• [TASK PROMPT] All of the listing below must be repeated word for word. Pictures are the only thing to omit.

• [SOURCE MATERIAL]
--- Start ---

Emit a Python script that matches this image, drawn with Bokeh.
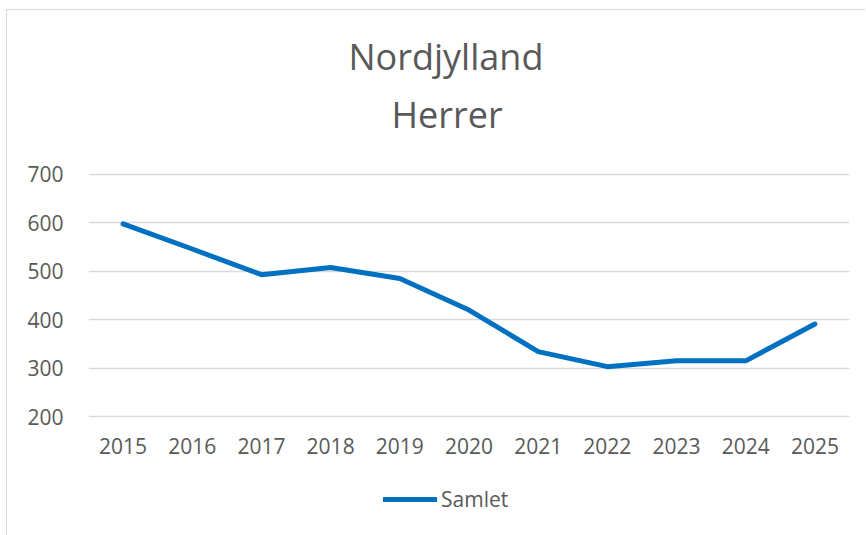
from bokeh.plotting import figure
from bokeh.layouts import column
from bokeh.models import FactorRange, Range1d, Title, Legend, LegendItem, FixedTicker
from bokeh.embed import file_html
from bokeh.resources import INLINE

years = ["2015", "2016", "2017", "2018", "2019", "2020", "2021", "2022", "2023", "2024", "2025"]
samlet = [598, 546, 493, 508, 485, 420, 334, 303, 315, 315, 391]
y_ticks = [200, 300, 400, 500, 600, 700]
series_name = "Samlet"

FONT = "Open Sans"
GREY = "#595959"
BLUE = "#0070C0"

p = figure(width=858, height=460, x_range=FactorRange(*years, range_padding=0),
           y_range=Range1d(198, 702), output_backend="svg", toolbar_location=None,
           title=None, min_border_left=81, min_border_right=16,
           min_border_top=163, min_border_bottom=53)
p.outline_line_color = None

p.add_layout(Title(text="Herrer", align="left", text_font=FONT, text_font_size="36px",
                   text_font_style="normal", text_color=GREY, standoff=70, offset=303), "above")
p.add_layout(Title(text="Nordjylland", align="left", text_font=FONT, text_font_size="36px",
                   text_font_style="normal", text_color=GREY, standoff=-56, offset=260), "above")

p.line(years, samlet, line_color=BLUE, line_width=5, line_cap="round", line_join="round")

p.yaxis.ticker = FixedTicker(ticks=y_ticks)
p.ygrid.ticker = FixedTicker(ticks=y_ticks)
p.xgrid.grid_line_color = None
p.ygrid.grid_line_color = "#d9d9d9"
p.ygrid.grid_line_width = 1.3

for ax in (p.xaxis[0], p.yaxis[0]):
    ax.axis_line_color = None
    ax.major_tick_line_color = None
    ax.minor_tick_line_color = None
    ax.major_label_text_font = FONT
    ax.major_label_text_font_size = "21px"
    ax.major_label_text_color = GREY
p.yaxis.major_label_standoff = 19
p.xaxis.major_label_standoff = 14

# legend strip below the chart
p2 = figure(width=858, height=70, x_range=p.x_range, y_range=Range1d(-2, -1),
            output_backend="svg", toolbar_location=None, title=None,
            x_axis_location=None, y_axis_location=None,
            min_border_left=0, min_border_right=0, min_border_top=0, min_border_bottom=0)
p2.outline_line_color = None
p2.grid.grid_line_color = None
r2 = p2.line(years, samlet, line_color=BLUE, line_width=5, line_cap="round", line_join="round")
legend = Legend(items=[LegendItem(label=series_name, renderers=[r2])], location=(295, 27),
                orientation="horizontal", glyph_width=54, glyph_height=20,
                label_text_font=FONT, label_text_font_size="21px", label_text_color=GREY,
                label_standoff=4, border_line_color=None, background_fill_alpha=0,
                padding=0, margin=0)
p2.add_layout(legend, "center")

layout = column(p, p2, spacing=0,
                styles={"margin-left": "6px", "margin-top": "9px",
                        "border-left": "1px solid #d9d9d9", "border-top": "1px solid #d9d9d9"})

open("out.html", "w").write(file_html(layout, INLINE))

--- End ---

• [OUTPUT FOR THIS TASK]
Emit a Python script that matches this image, drawn with Bokeh.
from bokeh.plotting import figure
from bokeh.layouts import column
from bokeh.models import FactorRange, Range1d, Title, Legend, LegendItem, FixedTicker
from bokeh.embed import file_html
from bokeh.resources import INLINE

years = ["2015", "2016", "2017", "2018", "2019", "2020", "2021", "2022", "2023", "2024", "2025"]
samlet = [598, 546, 493, 508, 485, 420, 334, 303, 315, 315, 391]
y_ticks = [200, 300, 400, 500, 600, 700]
series_name = "Samlet"

FONT = "Open Sans"
GREY = "#595959"
BLUE = "#0070C0"

p = figure(width=858, height=460, x_range=FactorRange(*years, range_padding=0),
           y_range=Range1d(198, 702), output_backend="svg", toolbar_location=None,
           title=None, min_border_left=81, min_border_right=16,
           min_border_top=163, min_border_bottom=53)
p.outline_line_color = None

p.add_layout(Title(text="Herrer", align="left", text_font=FONT, text_font_size="36px",
                   text_font_style="normal", text_color=GREY, standoff=70, offset=303), "above")
p.add_layout(Title(text="Nordjylland", align="left", text_font=FONT, text_font_size="36px",
                   text_font_style="normal", text_color=GREY, standoff=-56, offset=260), "above")

p.line(years, samlet, line_color=BLUE, line_width=5, line_cap="round", line_join="round")

p.yaxis.ticker = FixedTicker(ticks=y_ticks)
p.ygrid.ticker = FixedTicker(ticks=y_ticks)
p.xgrid.grid_line_color = None
p.ygrid.grid_line_color = "#d9d9d9"
p.ygrid.grid_line_width = 1.3

for ax in (p.xaxis[0], p.yaxis[0]):
    ax.axis_line_color = None
    ax.major_tick_line_color = None
    ax.minor_tick_line_color = None
    ax.major_label_text_font = FONT
    ax.major_label_text_font_size = "21px"
    ax.major_label_text_color = GREY
p.yaxis.major_label_standoff = 19
p.xaxis.major_label_standoff = 14

# legend strip below the chart
p2 = figure(width=858, height=70, x_range=p.x_range, y_range=Range1d(-2, -1),
            output_backend="svg", toolbar_location=None, title=None,
            x_axis_location=None, y_axis_location=None,
            min_border_left=0, min_border_right=0, min_border_top=0, min_border_bottom=0)
p2.outline_line_color = None
p2.grid.grid_line_color = None
r2 = p2.line(years, samlet, line_color=BLUE, line_width=5, line_cap="round", line_join="round")
legend = Legend(items=[LegendItem(label=series_name, renderers=[r2])], location=(295, 27),
                orientation="horizontal", glyph_width=54, glyph_height=20,
                label_text_font=FONT, label_text_font_size="21px", label_text_color=GREY,
                label_standoff=4, border_line_color=None, background_fill_alpha=0,
                padding=0, margin=0)
p2.add_layout(legend, "center")

layout = column(p, p2, spacing=0,
                styles={"margin-left": "6px", "margin-top": "9px",
                        "border-left": "1px solid #d9d9d9", "border-top": "1px solid #d9d9d9"})

open("out.html", "w").write(file_html(layout, INLINE))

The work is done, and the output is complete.